A welcome interdisciplinary dimension is provided by John L. Snyder, "Reason and Original Thinking in English Intellectual Circles: Aristotle, Adelard, Auctoritas, and Theinred of Dover's Musical Theory of Species." He shows how Theinred of Dover (fl. 1150), author of an unpublished treatise on music, and quite possibly the grammarian identified as Tenredus by John of Salisbury, offers an original critique of music, attentive to its phonetic character--a parallel Snyder suggests, to the more well-known critique of authority given by Adelard of Bath.
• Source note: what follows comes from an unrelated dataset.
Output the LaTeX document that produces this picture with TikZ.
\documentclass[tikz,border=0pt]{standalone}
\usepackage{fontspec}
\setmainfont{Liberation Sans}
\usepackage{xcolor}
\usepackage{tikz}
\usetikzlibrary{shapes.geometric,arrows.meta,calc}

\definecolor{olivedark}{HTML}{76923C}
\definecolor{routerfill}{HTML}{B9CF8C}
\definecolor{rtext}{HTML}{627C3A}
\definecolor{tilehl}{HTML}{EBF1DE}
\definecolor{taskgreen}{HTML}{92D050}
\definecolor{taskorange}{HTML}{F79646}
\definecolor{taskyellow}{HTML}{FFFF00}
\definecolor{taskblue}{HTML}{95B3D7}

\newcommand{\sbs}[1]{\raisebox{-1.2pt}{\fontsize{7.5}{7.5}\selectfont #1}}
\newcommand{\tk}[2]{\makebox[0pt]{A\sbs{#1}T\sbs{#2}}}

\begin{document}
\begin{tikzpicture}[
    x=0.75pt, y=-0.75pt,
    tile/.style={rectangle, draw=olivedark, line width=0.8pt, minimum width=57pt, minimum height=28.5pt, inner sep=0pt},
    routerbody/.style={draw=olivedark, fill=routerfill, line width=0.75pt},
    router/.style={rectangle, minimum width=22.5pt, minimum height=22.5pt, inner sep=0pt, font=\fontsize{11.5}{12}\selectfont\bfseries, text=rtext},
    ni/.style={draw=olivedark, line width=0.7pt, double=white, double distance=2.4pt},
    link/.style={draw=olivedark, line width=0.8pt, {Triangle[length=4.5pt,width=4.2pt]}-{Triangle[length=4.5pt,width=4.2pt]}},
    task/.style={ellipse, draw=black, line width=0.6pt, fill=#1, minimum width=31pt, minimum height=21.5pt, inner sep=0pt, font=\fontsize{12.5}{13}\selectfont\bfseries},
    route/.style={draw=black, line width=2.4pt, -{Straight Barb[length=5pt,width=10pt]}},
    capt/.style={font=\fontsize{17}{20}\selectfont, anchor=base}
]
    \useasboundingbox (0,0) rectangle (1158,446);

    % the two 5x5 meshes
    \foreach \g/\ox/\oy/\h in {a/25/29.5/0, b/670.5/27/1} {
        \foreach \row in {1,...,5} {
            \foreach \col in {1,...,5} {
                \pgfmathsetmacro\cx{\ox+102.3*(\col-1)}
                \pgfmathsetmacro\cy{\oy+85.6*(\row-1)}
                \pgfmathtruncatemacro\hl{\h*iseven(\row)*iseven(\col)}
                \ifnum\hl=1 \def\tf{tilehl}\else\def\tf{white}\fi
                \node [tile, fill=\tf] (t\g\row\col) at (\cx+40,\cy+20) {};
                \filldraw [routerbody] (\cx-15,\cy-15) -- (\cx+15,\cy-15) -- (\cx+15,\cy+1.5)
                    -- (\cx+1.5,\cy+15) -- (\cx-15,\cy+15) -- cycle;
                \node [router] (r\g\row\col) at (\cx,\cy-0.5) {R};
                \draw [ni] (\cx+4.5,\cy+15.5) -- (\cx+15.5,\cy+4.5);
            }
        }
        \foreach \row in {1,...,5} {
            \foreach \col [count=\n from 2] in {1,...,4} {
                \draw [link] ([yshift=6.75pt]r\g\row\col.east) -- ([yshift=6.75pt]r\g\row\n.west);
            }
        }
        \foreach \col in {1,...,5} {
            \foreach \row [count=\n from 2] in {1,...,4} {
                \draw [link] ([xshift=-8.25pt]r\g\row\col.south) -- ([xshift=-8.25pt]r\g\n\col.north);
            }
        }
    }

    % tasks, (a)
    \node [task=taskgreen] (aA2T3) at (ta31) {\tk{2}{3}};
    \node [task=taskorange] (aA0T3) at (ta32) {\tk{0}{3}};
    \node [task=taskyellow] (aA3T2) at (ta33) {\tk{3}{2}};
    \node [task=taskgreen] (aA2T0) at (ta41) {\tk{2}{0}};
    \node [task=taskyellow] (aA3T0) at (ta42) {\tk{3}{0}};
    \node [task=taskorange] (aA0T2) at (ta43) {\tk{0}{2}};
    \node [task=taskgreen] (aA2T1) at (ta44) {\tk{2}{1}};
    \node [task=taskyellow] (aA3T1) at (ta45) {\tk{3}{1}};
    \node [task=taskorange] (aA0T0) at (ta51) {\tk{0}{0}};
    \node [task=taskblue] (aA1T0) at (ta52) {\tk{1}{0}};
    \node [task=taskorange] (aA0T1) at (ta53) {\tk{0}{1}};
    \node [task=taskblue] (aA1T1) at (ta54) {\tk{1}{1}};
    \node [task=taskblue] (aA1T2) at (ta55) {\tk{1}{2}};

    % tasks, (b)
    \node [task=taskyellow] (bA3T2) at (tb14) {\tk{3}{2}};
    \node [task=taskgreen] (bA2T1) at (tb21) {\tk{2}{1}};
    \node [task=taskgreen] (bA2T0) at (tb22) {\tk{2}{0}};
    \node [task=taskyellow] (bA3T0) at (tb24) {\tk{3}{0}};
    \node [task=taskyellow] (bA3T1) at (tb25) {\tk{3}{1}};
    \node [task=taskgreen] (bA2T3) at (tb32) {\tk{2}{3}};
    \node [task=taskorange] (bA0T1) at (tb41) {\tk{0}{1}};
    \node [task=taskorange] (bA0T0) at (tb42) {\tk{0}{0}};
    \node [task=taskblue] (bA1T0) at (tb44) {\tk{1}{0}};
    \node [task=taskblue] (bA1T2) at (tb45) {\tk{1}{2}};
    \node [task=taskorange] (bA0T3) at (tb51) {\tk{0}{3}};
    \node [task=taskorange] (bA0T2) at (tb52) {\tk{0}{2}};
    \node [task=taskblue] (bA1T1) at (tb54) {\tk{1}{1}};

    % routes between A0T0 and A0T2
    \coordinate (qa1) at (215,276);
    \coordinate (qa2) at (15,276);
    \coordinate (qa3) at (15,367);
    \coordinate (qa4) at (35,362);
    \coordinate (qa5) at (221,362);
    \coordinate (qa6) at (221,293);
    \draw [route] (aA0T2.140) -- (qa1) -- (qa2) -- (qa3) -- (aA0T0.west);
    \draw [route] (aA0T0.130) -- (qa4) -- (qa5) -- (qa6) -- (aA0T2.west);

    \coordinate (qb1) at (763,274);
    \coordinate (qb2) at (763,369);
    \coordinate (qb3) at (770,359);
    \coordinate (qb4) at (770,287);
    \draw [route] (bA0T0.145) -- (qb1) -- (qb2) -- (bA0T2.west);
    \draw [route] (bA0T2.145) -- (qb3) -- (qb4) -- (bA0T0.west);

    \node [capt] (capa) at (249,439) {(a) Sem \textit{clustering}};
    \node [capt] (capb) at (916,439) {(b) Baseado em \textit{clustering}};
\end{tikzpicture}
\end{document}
The essay well demonstrates how music theory deserves to be as integrated into any history of education and ideas in the twelfth century as any other discipline.

The final essay, by Mia Münster-Swendsen, "The Model of Scholastic Mastery in Northern Europe, c. 970-1200," explores the bonds of affectivity which bound master to disciple throughout this period. C. Stephen Jaeger has already demonstrated the significance of charismatic authority of masters in the imperial cities of the tenth and eleventh centuries. Münster-Swendsen's study is excellent in extending this perspective to the twelfth century. Rather than reflecting on polemical debate about rivalries between charismatic monks and charismatic masters, she focuses on friendship as the glue of pedagogical experience. In doing so, she shows how crucial such networks were to nurturing the educational and intellectual vitality of the eleventh and twelfth centuries. The editors are to be congratulated for producing such a cohesive volume of essays, one which invites further exploration of both teaching and the experience of learning in medieval Europe.